In tale contesto, la Corte ha già più volte riconosciuto all’art. 2, commi 80 e 95, delle legge n. 191 del 2009, invocato dal ricorrente come parametro interposto, la natura di principio fondamentale diretto al contenimento della spesa sanitaria, ritenuto, come tale, espressione di un correlato principio di coordinamento della finanza pubblica (ex plurimis: sentenze n. 79 del 2013, n. 91 del 2012, n. 163 e n. 123 del 2011, n. 141 e n. 100 del 2010). Tale norma, analogamente all’art. 1, comma 769, lettera b), della legge n. 269 del 2006, ha, infatti, reso vincolanti per le Regioni che li abbiano sottoscritti, «gli interventi individuati negli accordi di cui all’art. 1, comma 180, della legge 30 dicembre 2004, n. 311 (Disposizioni per la formazione del bilancio annuale e pluriennale dello Stato - legge finanziaria 2005), finalizzati a realizzare il contenimento della spesa sanitaria ed a ripianare i debiti anche mediante la previsione di speciali contributi finanziari dello Stato» (sentenza n. 79 del 2013).
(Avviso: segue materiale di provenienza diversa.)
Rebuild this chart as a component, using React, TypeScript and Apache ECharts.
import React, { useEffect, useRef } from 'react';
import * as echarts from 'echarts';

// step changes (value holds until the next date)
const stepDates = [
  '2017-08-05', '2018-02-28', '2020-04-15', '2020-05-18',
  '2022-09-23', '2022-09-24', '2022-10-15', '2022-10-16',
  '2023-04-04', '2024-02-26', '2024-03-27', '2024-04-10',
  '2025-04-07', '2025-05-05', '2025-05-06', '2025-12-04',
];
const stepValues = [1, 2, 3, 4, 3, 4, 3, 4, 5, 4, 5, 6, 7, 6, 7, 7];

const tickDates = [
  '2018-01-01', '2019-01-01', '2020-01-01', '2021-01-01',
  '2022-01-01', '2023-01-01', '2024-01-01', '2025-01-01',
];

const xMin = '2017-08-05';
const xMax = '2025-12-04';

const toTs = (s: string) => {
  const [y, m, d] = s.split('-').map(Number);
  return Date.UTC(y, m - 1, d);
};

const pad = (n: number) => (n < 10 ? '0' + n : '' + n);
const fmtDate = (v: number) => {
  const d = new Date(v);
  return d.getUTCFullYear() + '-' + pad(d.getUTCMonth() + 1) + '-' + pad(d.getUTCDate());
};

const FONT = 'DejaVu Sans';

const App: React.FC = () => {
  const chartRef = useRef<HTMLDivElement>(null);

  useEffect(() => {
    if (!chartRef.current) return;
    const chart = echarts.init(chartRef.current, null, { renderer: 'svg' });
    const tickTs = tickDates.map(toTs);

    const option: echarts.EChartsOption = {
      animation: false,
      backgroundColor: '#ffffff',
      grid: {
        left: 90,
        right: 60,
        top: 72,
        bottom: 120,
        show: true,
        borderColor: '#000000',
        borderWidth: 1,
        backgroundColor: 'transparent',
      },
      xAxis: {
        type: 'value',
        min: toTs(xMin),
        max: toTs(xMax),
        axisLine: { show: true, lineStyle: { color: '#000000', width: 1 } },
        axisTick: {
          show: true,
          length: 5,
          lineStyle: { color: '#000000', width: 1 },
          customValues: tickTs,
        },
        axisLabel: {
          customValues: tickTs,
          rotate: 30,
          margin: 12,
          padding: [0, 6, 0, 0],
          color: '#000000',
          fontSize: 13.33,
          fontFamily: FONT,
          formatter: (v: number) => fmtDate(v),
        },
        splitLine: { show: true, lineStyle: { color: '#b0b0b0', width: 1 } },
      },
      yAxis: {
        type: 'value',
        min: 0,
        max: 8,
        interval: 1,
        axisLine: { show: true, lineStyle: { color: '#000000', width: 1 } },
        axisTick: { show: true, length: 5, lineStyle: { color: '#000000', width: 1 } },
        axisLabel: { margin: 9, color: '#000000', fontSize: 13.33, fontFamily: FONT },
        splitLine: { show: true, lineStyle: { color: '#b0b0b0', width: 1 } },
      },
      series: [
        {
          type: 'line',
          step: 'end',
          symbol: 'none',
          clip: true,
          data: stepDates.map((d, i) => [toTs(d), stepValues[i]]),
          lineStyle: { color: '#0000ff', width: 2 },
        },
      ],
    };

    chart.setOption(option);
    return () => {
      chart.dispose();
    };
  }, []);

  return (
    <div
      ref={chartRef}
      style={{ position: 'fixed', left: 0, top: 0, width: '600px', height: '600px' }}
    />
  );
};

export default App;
2. L'art. 1, inoltre, configurando una fattispecie speciale, prettamente civilistica, di cessione di azienda, deroga alle norme generali del codice civile relative a questo istituto, contenute negli artt. 2556 e 2558 cod. civ., , in violazione dell’art. 117, secondo comma, lett. l).
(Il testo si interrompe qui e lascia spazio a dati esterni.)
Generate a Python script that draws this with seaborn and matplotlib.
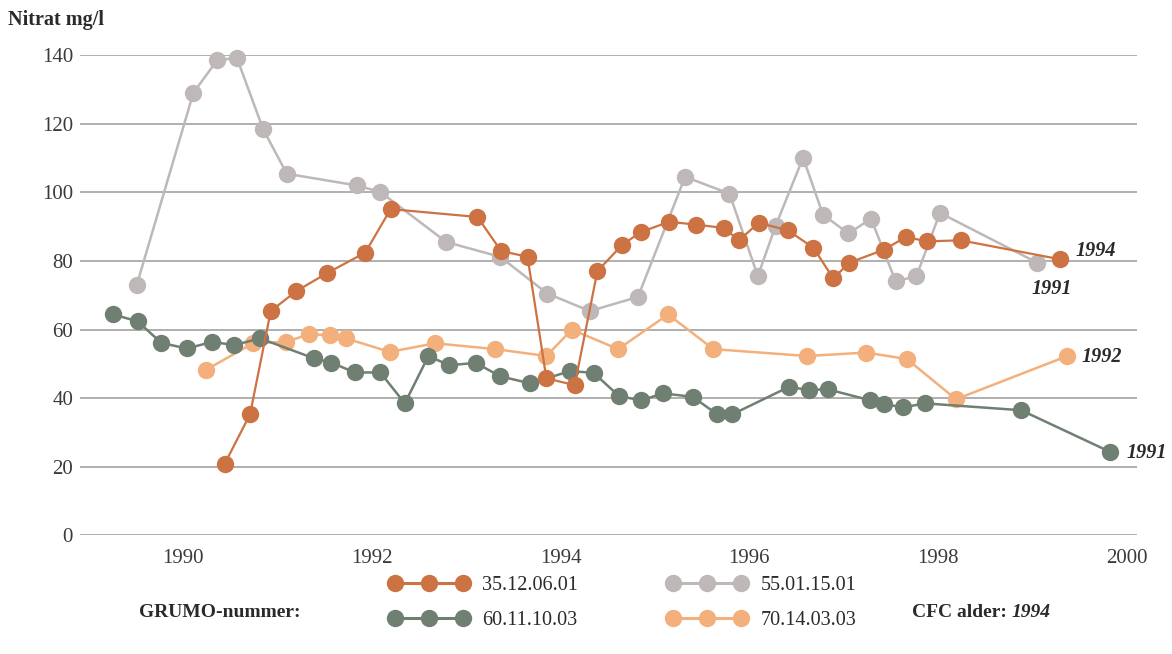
import matplotlib
matplotlib.use("Agg")
import matplotlib.pyplot as plt
import seaborn as sns
import pandas as pd
from matplotlib.lines import Line2D

# ---- data ----
grey_years = [1989.51, 1990.11, 1990.36, 1990.57, 1990.85, 1991.10, 1991.84, 1992.09, 1992.79,
              1993.36, 1993.86, 1994.31, 1994.82, 1995.32, 1995.79, 1996.09, 1996.28, 1996.57,
              1996.78, 1997.05, 1997.29, 1997.55, 1997.77, 1998.02, 1999.05]
grey_vals = [73, 129, 138.4, 139.2, 118.3, 105.4, 102, 100.1, 85.5,
             81.2, 70.5, 65.4, 69.5, 104.5, 99.6, 75.6, 90.3, 110.1,
             93.5, 88, 92.3, 74.1, 75.5, 94, 79.5]

orange_years = [1990.44, 1990.71, 1990.93, 1991.20, 1991.53, 1991.93, 1992.20, 1993.12, 1993.37,
                1993.65, 1993.85, 1994.15, 1994.39, 1994.65, 1994.85, 1995.15, 1995.43, 1995.73,
                1995.89, 1996.10, 1996.41, 1996.68, 1996.89, 1997.06, 1997.43, 1997.66, 1997.88,
                1998.24, 1999.29]
orange_vals = [20.8, 35.3, 65.4, 71.2, 76.5, 82.4, 95.1, 92.8, 82.9,
               81.2, 45.8, 43.8, 77, 84.6, 88.4, 91.4, 90.6, 89.6,
               86, 91.1, 88.9, 83.8, 74.9, 79.5, 83.3, 87, 85.7,
               86, 80.5]

green_years = [1989.26, 1989.52, 1989.77, 1990.04, 1990.31, 1990.54, 1990.82, 1991.39, 1991.57,
               1991.82, 1992.09, 1992.35, 1992.60, 1992.82, 1993.10, 1993.36, 1993.68, 1994.10,
               1994.35, 1994.62, 1994.85, 1995.09, 1995.40, 1995.66, 1995.82, 1996.42, 1996.63,
               1996.83, 1997.28, 1997.43, 1997.63, 1997.86, 1998.88, 1999.82]
green_vals = [64.4, 62.4, 56.1, 54.5, 56.4, 55.5, 57.4, 51.6, 50.4,
              47.5, 47.5, 38.5, 52.3, 49.6, 50.3, 46.4, 44.3, 47.9,
              47.4, 40.6, 39.4, 41.4, 40.4, 35.3, 35.3, 43.3, 42.4,
              42.6, 39.4, 38.3, 37.3, 38.5, 36.5, 24.4]

light_years = [1990.24, 1990.74, 1991.09, 1991.33, 1991.56, 1991.73, 1992.19, 1992.67, 1993.31,
               1993.85, 1994.12, 1994.61, 1995.14, 1995.62, 1996.61, 1997.24, 1997.67, 1998.19,
               1999.37]
light_vals = [48.2, 56, 56.4, 58.6, 58.4, 57.4, 53.5, 56, 54.3,
              52.3, 60, 54.3, 64.4, 54.3, 52.3, 53.3, 51.4, 39.7,
              52.3]

series_names = ["35.12.06.01", "60.11.10.03", "55.01.15.01", "70.14.03.03"]
end_labels = ["1994", "1991", "1991", "1992"]
x_ticks = [1990, 1992, 1994, 1996, 1998, 2000]
y_ticks = [0, 20, 40, 60, 80, 100, 120, 140]

# ---- style ----
sns.set_style("white")
plt.rcParams['font.family'] = ['Liberation Serif', 'DejaVu Serif']

c_orange = "#CC7243"
c_grey = "#BFB8B8"
c_green = "#6F7F72"
c_light = "#F3B07D"
txt = "#2a2a2a"

fig = plt.figure(figsize=(11.72, 6.54), dpi=100)
ax = fig.add_axes([0.0683, 0.1812, 0.9017, 0.7347])

def draw(years, vals, color, z, lw=1.8):
    df = pd.DataFrame({"year": years, "val": vals})
    sns.lineplot(data=df, x="year", y="val", ax=ax, color=color, marker="o",
                 markersize=12.5, markeredgewidth=0, linewidth=lw, zorder=z,
                 estimator=None, sort=False, clip_on=False)

draw(grey_years, grey_vals, c_grey, 3)
draw(light_years, light_vals, c_light, 4)
draw(green_years, green_vals, c_green, 5)
draw(orange_years, orange_vals, c_orange, 6, lw=1.6)

ax.set_xlim(1988.909, 2000.106)
ax.set_ylim(0, 140)
ax.set_xticks(x_ticks)
ax.set_yticks(y_ticks)
ax.set_xlabel("")
ax.set_ylabel("")
ax.yaxis.grid(True, color="#9a9a9a", linewidth=1.1)
ax.set_axisbelow(True)
for s in ax.spines.values():
    s.set_visible(False)
ax.tick_params(axis="both", length=0, labelsize=15, colors="#3a3a3a")
ax.tick_params(axis="x", pad=10)
ax.tick_params(axis="y", pad=5)

# end labels
ann_style = dict(fontsize=14.5, fontweight="bold", fontstyle="italic", color=txt)
ax.annotate(end_labels[0], xy=(orange_years[-1], orange_vals[-1]), xytext=(11, 6),
            textcoords="offset points", va="center", ha="left", **ann_style)
ax.annotate(end_labels[2], xy=(grey_years[-1], grey_vals[-1]), xytext=(-4, -19),
            textcoords="offset points", va="center", ha="left", **ann_style)
ax.annotate(end_labels[3], xy=(light_years[-1], light_vals[-1]), xytext=(10, -1),
            textcoords="offset points", va="center", ha="left", **ann_style)
ax.annotate(end_labels[1], xy=(green_years[-1], green_vals[-1]), xytext=(12, -1),
            textcoords="offset points", va="center", ha="left", **ann_style)

# y label
fig.text(0.007, 0.985, "Nitrat mg/l", fontsize=14.5, fontweight="bold", color=txt,
         va="top", ha="left")

# legend
handles = [
    Line2D([], [], color=c, marker="o", markersize=12.5, markeredgewidth=0, linewidth=2.2)
    for c in (c_orange, c_green, c_grey, c_light)
]
leg = fig.legend(handles=handles, labels=series_names, ncol=2, numpoints=3,
                 loc="center", bbox_to_anchor=(0.531, 0.078), frameon=False,
                 fontsize=14.5, handlelength=4.0, handletextpad=0.65, columnspacing=4.4,
                 labelspacing=0.75, labelcolor=txt)

fig.text(0.1875, 0.064, "GRUMO-nummer:", fontsize=14, fontweight="bold", color=txt,
         ha="center", va="center")
t1 = fig.text(0.778, 0.064, "CFC alder: ", fontsize=14, fontweight="bold", color=txt,
              ha="left", va="center")
ax.annotate("1994", xy=(1, 0), xycoords=t1, va="bottom", ha="left", fontsize=14,
            fontweight="bold", fontstyle="italic", color=txt, annotation_clip=False)

fig.savefig("out.png", dpi=100)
3. Gli artt. 1 e 2 contrastano infine, sotto altro profilo rispetto a quello descritto al punto 1, sub b), con i principi di coordinamento della finanza pubblica, in violazione dell’art. 117, terzo comma, Cost. Infatti la nuova disciplina della decadenza dall'autorizzazione sanitaria, prevista dall’art. 2, è idonea ad incidere potenzialmente sulla spesa sanitaria regionale, nella misura in cui i provvedimenti di decadenza sono ordinati, anche, a garantire la corretta gestione della spesa stessa da parte dei soggetti autorizzati: la previsione tassativa dei casi di decadenza operata da detto articolo potrebbe, infatti, essere intesa nel senso di impedire all'amministrazione regionale di disporre la decadenza in casi diversi, direttamente originati da cattiva gestione delle risorse finanziarie imputabile ai soggetti autorizzati.
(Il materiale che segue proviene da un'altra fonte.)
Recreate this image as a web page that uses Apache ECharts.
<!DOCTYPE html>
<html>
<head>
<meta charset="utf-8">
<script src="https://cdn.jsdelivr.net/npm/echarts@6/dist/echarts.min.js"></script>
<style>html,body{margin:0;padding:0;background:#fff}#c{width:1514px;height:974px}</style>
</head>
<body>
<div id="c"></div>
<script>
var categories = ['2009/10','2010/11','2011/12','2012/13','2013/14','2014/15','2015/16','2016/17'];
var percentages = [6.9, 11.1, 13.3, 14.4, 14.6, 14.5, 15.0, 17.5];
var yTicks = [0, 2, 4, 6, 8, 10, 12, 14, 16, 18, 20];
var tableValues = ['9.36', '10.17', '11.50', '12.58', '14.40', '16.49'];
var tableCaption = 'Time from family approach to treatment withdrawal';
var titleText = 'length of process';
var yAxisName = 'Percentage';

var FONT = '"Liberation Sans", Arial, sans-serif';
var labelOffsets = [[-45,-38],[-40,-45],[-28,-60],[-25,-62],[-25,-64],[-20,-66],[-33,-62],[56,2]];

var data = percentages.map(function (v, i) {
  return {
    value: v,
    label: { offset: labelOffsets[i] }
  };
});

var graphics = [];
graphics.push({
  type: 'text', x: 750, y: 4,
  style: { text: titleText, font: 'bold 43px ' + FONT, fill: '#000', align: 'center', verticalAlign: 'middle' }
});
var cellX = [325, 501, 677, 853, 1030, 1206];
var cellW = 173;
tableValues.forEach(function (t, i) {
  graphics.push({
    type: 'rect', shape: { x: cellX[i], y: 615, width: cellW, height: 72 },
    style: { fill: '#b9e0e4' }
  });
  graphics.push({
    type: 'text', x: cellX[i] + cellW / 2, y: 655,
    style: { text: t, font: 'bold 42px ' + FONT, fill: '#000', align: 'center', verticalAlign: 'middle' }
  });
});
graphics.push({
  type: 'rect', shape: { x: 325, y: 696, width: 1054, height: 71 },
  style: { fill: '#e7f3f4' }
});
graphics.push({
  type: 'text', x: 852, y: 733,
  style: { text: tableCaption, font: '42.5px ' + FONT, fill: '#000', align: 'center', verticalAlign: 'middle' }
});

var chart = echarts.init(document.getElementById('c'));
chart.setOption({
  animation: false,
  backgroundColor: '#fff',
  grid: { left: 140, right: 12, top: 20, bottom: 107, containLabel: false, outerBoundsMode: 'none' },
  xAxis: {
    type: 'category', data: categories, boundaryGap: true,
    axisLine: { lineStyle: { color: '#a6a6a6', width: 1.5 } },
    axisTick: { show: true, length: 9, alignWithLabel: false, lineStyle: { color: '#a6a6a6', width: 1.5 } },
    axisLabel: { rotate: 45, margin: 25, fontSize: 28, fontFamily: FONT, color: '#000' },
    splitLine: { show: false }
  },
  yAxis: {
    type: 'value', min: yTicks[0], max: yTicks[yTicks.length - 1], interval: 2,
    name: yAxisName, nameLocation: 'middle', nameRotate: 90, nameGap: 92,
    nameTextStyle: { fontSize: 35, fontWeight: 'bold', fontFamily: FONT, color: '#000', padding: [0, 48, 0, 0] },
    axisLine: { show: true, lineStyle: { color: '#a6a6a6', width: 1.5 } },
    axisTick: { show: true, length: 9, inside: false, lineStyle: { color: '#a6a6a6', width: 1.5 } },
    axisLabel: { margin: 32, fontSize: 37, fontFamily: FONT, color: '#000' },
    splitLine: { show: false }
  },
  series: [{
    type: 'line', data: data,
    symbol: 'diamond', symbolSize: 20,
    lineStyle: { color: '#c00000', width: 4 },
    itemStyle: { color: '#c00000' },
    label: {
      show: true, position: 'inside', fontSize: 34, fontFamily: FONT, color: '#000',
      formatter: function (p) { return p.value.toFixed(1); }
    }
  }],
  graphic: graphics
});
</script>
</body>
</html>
Considerazioni analoghe possono rivolgersi anche nei confronti dell'art. 1, in considerazione del fatto che autorizzare nei casi ivi considerati le cessioni degli accreditamenti (e, soprattutto: v. comma 2, prevedere casi di cessione automatica, non necessitante autorizzazione) attenuerebbe il controllo sulla spesa sanitaria regionale dal punto di vista della selezione dei soggetti ammessi, in quanto accreditati, ad incidere su di essa.
4. L’art. 1 della legge in esame, che sostituisce l’art.9 della legge n. 24/2008, dispone, al comma 9 del nuovo art. 9, che, fino alla scadenza della gestione commissariale della regione, le disposizioni di cui ai commi 1, 2 e 4, riguardanti le condizioni e le procedure per la cessione dell’autorizzazione e dell’accreditamento, sono eseguite dal Commissario ad acta.
Tale disposizione, attribuendo specifiche funzioni al Commissario ad acta, che è un organo statale, viola l’articolo 117, comma 2, lettera g) della Costituzione, che riserva la materia dell’ “ordinamento e organizzazione amministrativa dello Stato” alla potestà legislativa esclusiva dello Stato.
Per i motivi esposti la disposizione sopra indicata deve essere impugnata ai sensi dell’art.127 Cost.